Sur le tas de poutres et de pierres enchevêtrées, les secouristes fouillent et déblaient, parfois sous une pluie battante. Une « stratégie minutieuse » est en place, selon un officier des marins-pompiers de Marseille, qui mêle « outils de haute technologie, matériel endoscopique », pelles et paniers en osier. Mardi, en milieu de journée, les secouristes conservaient « un faible espoir », évoquant « de possibles poches de survie situées dans la partie centrale » des décombres.

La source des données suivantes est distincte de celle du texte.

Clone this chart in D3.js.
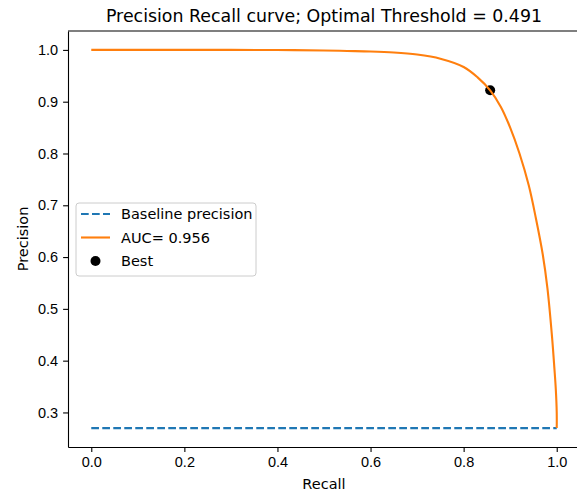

Syndic depuis des dizaines d’années de l’immeuble situé au 65, rue d’Aubagne, le seul des trois qui était occupé par des locataires, Valérie Marcos, gérante du cabinet Liautard, a affirmé au Monde que le « bâtiment était en bon état et entretenu. Ce n’était pas un immeuble de marchands de sommeil, il n’a jamais été insalubre et les travaux ont toujours été réalisés par les onze copropriétaires ». Un an et demi après un premier arrêté de péril, un second avait, le 18 octobre, frappé un appartement du premier étage. Tous les occupants avaient, ce jour-là, été évacués dans une nacelle des marins-pompiers. Un mur de l’entrée présentait « une grosse fissure », selon la locataire du 5e étage. « Nous sommes intervenus et trois jours plus tard, les travaux préconisés étaient réalisés », assure Jean-François Valentin, gestionnaire de l’immeuble. « Ce qui est arrivé me navre mais, ajoute-t-il, j’avais demandé s’il fallait évacuer les occupants, les experts et les responsables de la ville m’ont dit qu’il n’y avait pas de problème. »

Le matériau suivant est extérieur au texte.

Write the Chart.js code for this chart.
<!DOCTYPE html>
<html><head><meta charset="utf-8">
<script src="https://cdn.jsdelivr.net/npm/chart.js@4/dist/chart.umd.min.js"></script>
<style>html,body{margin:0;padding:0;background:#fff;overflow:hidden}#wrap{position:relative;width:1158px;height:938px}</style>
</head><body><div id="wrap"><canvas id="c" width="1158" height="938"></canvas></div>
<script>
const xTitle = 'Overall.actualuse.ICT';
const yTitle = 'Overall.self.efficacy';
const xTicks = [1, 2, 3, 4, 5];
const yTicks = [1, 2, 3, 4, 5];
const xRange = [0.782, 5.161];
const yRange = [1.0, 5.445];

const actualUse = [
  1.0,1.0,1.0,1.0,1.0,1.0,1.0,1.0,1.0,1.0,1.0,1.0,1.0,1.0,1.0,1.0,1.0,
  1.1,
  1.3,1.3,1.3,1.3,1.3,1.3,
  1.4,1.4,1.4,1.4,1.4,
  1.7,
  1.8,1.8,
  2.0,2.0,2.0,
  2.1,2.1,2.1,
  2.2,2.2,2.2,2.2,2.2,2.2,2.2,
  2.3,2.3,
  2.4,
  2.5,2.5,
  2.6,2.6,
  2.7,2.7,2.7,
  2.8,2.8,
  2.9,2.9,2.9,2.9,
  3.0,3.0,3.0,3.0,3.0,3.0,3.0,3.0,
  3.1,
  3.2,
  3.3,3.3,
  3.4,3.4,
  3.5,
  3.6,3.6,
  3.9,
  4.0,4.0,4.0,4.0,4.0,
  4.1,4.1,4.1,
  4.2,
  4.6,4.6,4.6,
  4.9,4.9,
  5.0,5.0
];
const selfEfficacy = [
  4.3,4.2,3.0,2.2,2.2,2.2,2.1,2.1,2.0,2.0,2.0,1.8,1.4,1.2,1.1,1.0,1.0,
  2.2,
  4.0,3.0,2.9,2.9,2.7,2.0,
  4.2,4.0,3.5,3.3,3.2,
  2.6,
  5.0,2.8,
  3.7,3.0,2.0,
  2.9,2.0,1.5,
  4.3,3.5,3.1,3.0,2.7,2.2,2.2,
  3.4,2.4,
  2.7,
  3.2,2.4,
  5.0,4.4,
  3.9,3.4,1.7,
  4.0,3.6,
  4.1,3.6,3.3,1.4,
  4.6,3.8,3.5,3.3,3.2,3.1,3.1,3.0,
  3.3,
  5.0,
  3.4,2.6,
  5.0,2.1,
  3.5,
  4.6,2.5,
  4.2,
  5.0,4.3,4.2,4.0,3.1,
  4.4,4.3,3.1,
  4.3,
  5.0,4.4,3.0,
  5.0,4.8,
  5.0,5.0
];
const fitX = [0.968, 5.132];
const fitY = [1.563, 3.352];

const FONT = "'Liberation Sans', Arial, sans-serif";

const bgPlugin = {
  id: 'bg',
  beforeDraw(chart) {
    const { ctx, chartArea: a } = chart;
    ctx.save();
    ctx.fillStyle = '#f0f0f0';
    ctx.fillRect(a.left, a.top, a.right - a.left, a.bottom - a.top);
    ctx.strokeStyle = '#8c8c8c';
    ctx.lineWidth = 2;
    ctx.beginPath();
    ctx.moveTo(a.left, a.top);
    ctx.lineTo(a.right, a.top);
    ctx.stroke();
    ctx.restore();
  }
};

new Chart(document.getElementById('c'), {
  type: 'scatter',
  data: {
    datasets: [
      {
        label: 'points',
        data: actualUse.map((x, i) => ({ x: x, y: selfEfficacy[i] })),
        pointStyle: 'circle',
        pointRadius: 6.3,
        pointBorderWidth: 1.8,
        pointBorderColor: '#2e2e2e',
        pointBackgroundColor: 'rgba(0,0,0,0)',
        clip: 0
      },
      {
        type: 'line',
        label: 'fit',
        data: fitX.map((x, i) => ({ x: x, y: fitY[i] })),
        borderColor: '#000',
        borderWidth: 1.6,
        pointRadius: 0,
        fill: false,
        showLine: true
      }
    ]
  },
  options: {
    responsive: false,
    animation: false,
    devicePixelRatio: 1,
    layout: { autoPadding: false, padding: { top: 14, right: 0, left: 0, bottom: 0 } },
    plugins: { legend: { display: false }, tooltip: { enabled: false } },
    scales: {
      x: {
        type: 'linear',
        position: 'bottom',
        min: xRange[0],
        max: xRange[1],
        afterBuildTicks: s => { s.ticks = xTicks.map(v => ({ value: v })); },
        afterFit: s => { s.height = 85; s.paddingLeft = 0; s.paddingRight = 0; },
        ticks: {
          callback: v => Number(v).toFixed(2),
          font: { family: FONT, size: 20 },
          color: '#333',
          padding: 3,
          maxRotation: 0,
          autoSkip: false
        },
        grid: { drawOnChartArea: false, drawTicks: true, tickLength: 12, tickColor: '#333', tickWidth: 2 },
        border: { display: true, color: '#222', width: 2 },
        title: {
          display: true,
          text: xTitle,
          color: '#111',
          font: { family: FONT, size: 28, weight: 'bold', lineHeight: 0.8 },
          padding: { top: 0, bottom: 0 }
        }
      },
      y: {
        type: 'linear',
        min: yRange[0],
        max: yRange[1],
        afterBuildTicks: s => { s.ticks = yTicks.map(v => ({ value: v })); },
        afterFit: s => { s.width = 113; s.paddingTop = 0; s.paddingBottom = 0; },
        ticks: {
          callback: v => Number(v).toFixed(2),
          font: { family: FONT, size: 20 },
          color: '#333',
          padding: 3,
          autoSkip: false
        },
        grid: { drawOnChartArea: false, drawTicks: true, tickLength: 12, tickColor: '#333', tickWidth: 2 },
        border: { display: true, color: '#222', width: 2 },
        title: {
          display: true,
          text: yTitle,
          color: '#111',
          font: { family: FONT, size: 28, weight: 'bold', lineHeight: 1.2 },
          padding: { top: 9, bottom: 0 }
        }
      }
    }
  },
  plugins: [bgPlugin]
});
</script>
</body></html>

Selon le cabinet Liautard, c’est l’état de l’immeuble mitoyen, situé au 63 et racheté et muré par la ville de Marseille, qui serait à l’origine de la catastrophe. « Il manquait une partie de la toiture à l’arrière et cet immeuble n’avait plus d’ossature, indique M. Valentin. Le sol était en terre battue et l’eau ruisselait vers le 65. » L’enquête devra vérifier ces éléments.

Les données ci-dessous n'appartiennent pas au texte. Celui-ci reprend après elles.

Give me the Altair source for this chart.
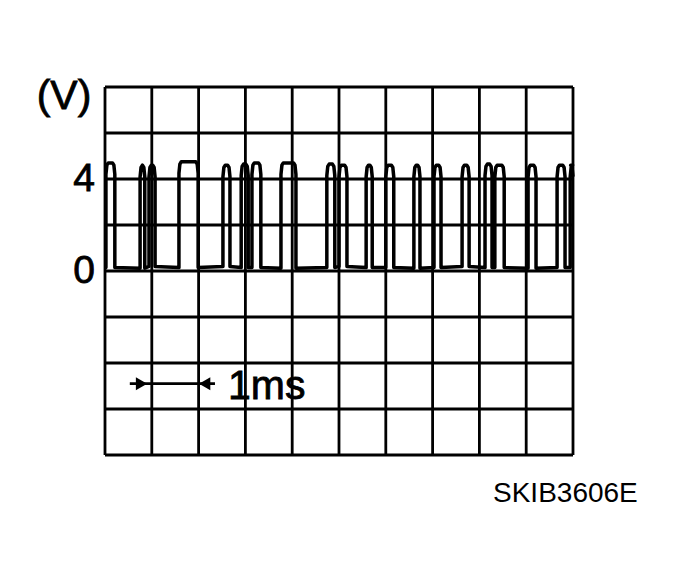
import altair as alt
import pandas as pd

# ---- data (time in ms, voltage in V) ----
pulse_start = [0.02, 0.75, 0.94, 1.58, 2.52, 2.91, 3.14, 3.76, 4.74, 5.00,
               5.58, 6.00, 6.60, 7.03, 7.63, 8.12, 8.33, 9.04, 9.66, 9.94]
pulse_end   = [0.21, 0.85, 1.07, 1.99, 2.67, 3.06, 3.33, 4.08, 4.91, 5.17,
               5.71, 6.17, 6.73, 7.18, 7.78, 8.27, 8.53, 9.21, 9.83, 10.0]
pulse_high  = [4.7, 4.6, 4.6, 4.75, 4.6, 4.65, 4.7, 4.7, 4.65, 4.6,
               4.6, 4.6, 4.6, 4.6, 4.6, 4.65, 4.6, 4.6, 4.6, 4.6]
low_level = [0.15, 0.12, 0.2, 0.15, 0.2, 0.15, 0.15, 0.12, 0.15, 0.2,
             0.15, 0.15, 0.12, 0.15, 0.2, 0.15, 0.15, 0.12, 0.15, 0.15]

x_grid = [0, 1, 2, 3, 4, 5, 6, 7, 8, 9, 10]
y_grid = [-8, -6, -4, -2, 0, 2, 4, 6, 8]
y_labels = [4, 0]

scale_bar = [1, 2]        # the 1 ms marker spans one division
scale_bar_level = -4.9

# ---- build the trace table ----
rows = []
i = 0
rows.append({"t": 0.0, "v": low_level[0], "i": i}); i += 1
for s, e, h, lo in zip(pulse_start, pulse_end, pulse_high, low_level):
    pts = [(s, lo), (s, h - 0.5), (s + 0.02, h - 0.1), (s + 0.05, h),
           (e - 0.05, h), (e - 0.02, h - 0.1), (e, h - 0.5)]
    if e < 10:
        pts.append((e, lo))
    for t, v in pts:
        rows.append({"t": t, "v": v, "i": i}); i += 1
trace = pd.DataFrame(rows)

W, H = 468, 368
xs = alt.Scale(domain=[0, 10], nice=False, zero=False)
ys = alt.Scale(domain=[-8, 8], nice=False, zero=False)

vgrid = alt.Chart(pd.DataFrame({"t": x_grid})).mark_rule(
    color="black", strokeWidth=2.8).encode(
    x=alt.X("t:Q", scale=xs, axis=None))
hgrid = alt.Chart(pd.DataFrame({"v": y_grid})).mark_rule(
    color="black", strokeWidth=2.8).encode(
    y=alt.Y("v:Q", scale=ys, axis=None))

line = alt.Chart(trace).mark_line(color="black", strokeWidth=3.5,
                                  strokeJoin="round").encode(
    x=alt.X("t:Q", scale=xs, axis=None),
    y=alt.Y("v:Q", scale=ys, axis=None),
    order="i:Q")

font = "Liberation Sans"
txt = dict(font=font, color="black", stroke="black", strokeWidth=0.8)
ylab = alt.Chart(pd.DataFrame({"v": y_labels, "lab": [str(v) for v in y_labels]})).mark_text(
    fontSize=39, align="center", baseline="middle", **txt).encode(
    x=alt.value(-21), y=alt.Y("v:Q", scale=ys, axis=None), text="lab:N")

unit = alt.Chart(pd.DataFrame({"s": ["(V)"]})).mark_text(
    fontSize=41, align="center", baseline="middle", **txt).encode(
    x=alt.value(-41), y=alt.value(10), text="s:N")

bar_df = pd.DataFrame({"a": [scale_bar[0] - 0.47], "b": [scale_bar[1] + 0.35],
                       "v": [scale_bar_level]})
bar = alt.Chart(bar_df).mark_rule(color="black", strokeWidth=2.8).encode(
    x=alt.X("a:Q", scale=xs, axis=None), x2="b:Q",
    y=alt.Y("v:Q", scale=ys, axis=None))
arr_r = alt.Chart(pd.DataFrame({"t": [scale_bar[0] - 0.22], "v": [scale_bar_level]})).mark_point(
    shape="triangle-right", filled=True, color="black", size=170, opacity=1).encode(
    x=alt.X("t:Q", scale=xs, axis=None), y=alt.Y("v:Q", scale=ys, axis=None))
arr_l = alt.Chart(pd.DataFrame({"t": [scale_bar[1] + 0.13], "v": [scale_bar_level]})).mark_point(
    shape="triangle-left", filled=True, color="black", size=170, opacity=1).encode(
    x=alt.X("t:Q", scale=xs, axis=None), y=alt.Y("v:Q", scale=ys, axis=None))
ms_text = alt.Chart(pd.DataFrame({"s": ["1ms"]})).mark_text(
    fontSize=41, align="left", baseline="middle", **txt).encode(
    x=alt.value(123), y=alt.value(300), text="s:N")

code = alt.Chart(pd.DataFrame({"s": ["SKIB3606E"]})).mark_text(
    fontSize=28, align="left", baseline="middle", font=font, color="black").encode(
    x=alt.value(388), y=alt.value(407), text="s:N")

chart = alt.layer(vgrid, hgrid, line, ylab, unit, bar, arr_r, arr_l, ms_text, code).properties(
    width=W, height=H,
    padding={"left": 97, "top": 79, "right": 90, "bottom": 100},
    autosize=alt.AutoSizeParams(type="none"),
    background="white",
).configure_view(stroke=None)

chart.save("out.html", embed_options={"renderer": "svg", "actions": False})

« Le maillon faible, c’est la mairie »
La polémique enfle au sujet de l’insalubrité d’une grande partie du parc privé marseillais, « des chiffres affolants » dénoncés par la Fondation Abbé Pierre. « Dans la lutte contre l’habitat indigne à Marseille, le maillon faible, c’est la mairie, accuse la députée (LRM) Alexandra Louis. Aucun dispositif ne fonctionne. » Un même constat d’échec est dressé au palais de justice où, en 2011, le parquet avait mis en place un Groupement opérationnel de lutte contre l’habitat indigne (Golhi). Pourvoyeur d’outils comme des fiches navettes destinées aux associations, ce dispositif permettait au procureur de multiplier les procédures sur l’habitat indigne et les marchands de sommeil. « La CAF, les services de sécurité étaient sensibilisés pour nous alerter », relève un magistrat. Le dispositif était même présenté aux futurs magistrats de l’Ecole nationale de la magistrature. « Mais, déplore-t-on au palais de justice, il n’a plus été alimenté par les services de la mairie, pourtant en première ligne dans la lutte contre l’habitat indigne. » Après un début prometteur, les signalements se sont raréfiés jusqu’à un seul par mois et le Golhi a fini par ne plus se réunir après février 2017.
Un audit précis de l’habitat indigne à Marseille a été demandé au préfet, a annoncé, mardi Christophe Castaner, ministre de l’intérieur. Mais, pour beaucoup, le diagnostic est fait depuis vingt ans. « Ah, on nous aurait écoutés…, regrette Nordine Abouakil, ancien porte-parole d’Un centre-ville pour tous, association qui a suivi toutes les opérations de requalification dans les quartiers dégradés du cœur de Marseille, notamment à Noailles où a eu lieu la catastrophe. En dix ans, je peux témoigner que la municipalité n’a pas fait preuve de sévérité à l’égard des marchands de sommeil et des propriétaires récalcitrants. On peut même parler de mansuétude. » Après le lancement d’un périmètre de restauration immobilière en 1995, le quartier Noailles a connu deux opérations programmées d’amélioration de l’habitat et un plan d’éradication de l’habitat indigne. « On se retrouve aujourd’hui encore avec 48 % des immeubles de Noailles en état de grande dégradation », déplore M. Abouakil.